● **Goal of the exercise**: Print the records below exactly, from the line containing "Write a Python" down to the line containing "9.1, 9.5, 9.9]", both lines included, and omit every picture.

● **Provided entries**:
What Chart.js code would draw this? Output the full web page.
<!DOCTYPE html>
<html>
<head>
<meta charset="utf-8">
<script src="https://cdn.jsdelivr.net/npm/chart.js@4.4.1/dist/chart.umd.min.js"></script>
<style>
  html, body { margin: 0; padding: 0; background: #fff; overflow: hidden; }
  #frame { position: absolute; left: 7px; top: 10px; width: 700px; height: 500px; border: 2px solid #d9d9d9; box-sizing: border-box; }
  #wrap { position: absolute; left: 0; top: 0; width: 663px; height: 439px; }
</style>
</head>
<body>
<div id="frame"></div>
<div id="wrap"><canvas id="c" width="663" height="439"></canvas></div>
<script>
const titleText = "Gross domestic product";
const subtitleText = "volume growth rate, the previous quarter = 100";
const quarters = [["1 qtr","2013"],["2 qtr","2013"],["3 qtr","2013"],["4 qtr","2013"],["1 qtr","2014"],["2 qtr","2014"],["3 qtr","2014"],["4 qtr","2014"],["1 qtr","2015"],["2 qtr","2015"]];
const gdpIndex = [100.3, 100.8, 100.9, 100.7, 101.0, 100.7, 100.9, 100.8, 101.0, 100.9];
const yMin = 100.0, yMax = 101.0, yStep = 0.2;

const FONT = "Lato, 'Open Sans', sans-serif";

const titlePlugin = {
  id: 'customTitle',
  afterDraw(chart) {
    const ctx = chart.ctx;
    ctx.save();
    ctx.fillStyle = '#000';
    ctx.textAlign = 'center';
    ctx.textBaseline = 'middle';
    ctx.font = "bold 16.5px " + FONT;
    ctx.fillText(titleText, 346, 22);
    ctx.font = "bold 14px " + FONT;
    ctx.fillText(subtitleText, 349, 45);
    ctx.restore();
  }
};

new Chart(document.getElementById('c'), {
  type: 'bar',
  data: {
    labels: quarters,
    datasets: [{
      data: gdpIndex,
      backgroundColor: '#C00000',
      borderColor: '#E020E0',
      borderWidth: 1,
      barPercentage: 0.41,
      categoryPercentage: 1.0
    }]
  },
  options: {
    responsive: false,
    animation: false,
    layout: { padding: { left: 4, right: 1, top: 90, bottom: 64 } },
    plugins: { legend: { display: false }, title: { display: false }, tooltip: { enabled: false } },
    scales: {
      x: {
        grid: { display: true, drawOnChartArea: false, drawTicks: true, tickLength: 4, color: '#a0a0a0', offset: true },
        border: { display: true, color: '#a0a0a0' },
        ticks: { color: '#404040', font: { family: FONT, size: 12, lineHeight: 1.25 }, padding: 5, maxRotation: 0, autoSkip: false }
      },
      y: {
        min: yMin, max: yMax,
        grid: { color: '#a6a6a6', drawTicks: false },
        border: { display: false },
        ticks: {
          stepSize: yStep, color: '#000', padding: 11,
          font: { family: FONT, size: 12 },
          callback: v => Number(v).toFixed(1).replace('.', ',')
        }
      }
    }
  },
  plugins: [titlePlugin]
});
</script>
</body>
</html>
* * *
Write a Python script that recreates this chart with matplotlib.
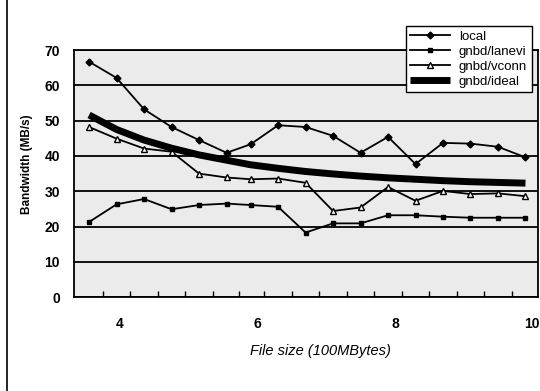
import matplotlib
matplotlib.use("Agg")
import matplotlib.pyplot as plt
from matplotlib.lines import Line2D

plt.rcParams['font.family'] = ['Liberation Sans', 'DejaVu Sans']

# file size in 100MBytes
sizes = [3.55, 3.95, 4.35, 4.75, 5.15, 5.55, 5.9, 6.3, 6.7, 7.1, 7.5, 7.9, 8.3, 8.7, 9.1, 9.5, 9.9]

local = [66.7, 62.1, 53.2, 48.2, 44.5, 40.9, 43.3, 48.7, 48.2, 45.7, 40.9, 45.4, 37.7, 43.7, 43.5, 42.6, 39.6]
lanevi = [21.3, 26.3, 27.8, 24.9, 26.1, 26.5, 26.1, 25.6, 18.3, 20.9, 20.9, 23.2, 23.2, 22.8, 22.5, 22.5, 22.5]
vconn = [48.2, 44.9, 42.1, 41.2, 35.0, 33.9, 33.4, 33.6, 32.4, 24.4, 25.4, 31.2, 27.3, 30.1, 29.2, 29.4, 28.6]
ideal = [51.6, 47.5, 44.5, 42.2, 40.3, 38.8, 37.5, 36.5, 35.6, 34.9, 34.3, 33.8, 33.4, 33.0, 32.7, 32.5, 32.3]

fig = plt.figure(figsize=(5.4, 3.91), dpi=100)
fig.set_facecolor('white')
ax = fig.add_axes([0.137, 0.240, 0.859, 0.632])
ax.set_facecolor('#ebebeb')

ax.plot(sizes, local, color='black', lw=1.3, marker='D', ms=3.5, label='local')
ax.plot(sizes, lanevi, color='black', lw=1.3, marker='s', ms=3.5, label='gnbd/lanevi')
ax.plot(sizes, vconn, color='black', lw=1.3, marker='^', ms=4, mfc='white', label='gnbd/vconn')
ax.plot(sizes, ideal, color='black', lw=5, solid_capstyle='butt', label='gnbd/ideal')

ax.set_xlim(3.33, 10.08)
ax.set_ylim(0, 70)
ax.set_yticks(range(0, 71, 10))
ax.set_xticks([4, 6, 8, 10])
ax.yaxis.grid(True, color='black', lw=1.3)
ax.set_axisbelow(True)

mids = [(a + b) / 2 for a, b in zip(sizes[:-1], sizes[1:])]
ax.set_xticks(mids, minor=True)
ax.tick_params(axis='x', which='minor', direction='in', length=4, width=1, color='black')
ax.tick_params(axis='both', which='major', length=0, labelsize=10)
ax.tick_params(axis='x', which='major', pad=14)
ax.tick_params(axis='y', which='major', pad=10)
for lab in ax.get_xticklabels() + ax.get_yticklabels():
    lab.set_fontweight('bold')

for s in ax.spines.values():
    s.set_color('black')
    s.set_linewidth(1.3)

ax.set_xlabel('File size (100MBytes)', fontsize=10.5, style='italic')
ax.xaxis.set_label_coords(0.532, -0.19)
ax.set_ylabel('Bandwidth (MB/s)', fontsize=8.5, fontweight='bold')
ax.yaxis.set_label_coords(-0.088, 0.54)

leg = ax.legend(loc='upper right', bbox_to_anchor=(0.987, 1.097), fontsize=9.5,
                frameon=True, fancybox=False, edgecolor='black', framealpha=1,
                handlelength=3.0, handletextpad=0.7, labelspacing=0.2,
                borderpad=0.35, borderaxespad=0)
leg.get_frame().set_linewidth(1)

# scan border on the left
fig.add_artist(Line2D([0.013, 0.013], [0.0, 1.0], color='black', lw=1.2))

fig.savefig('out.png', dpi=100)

● **Finished exercise**:
Write a Python script that recreates this chart with matplotlib.
import matplotlib
matplotlib.use("Agg")
import matplotlib.pyplot as plt
from matplotlib.lines import Line2D

plt.rcParams['font.family'] = ['Liberation Sans', 'DejaVu Sans']

# file size in 100MBytes
sizes = [3.55, 3.95, 4.35, 4.75, 5.15, 5.55, 5.9, 6.3, 6.7, 7.1, 7.5, 7.9, 8.3, 8.7, 9.1, 9.5, 9.9]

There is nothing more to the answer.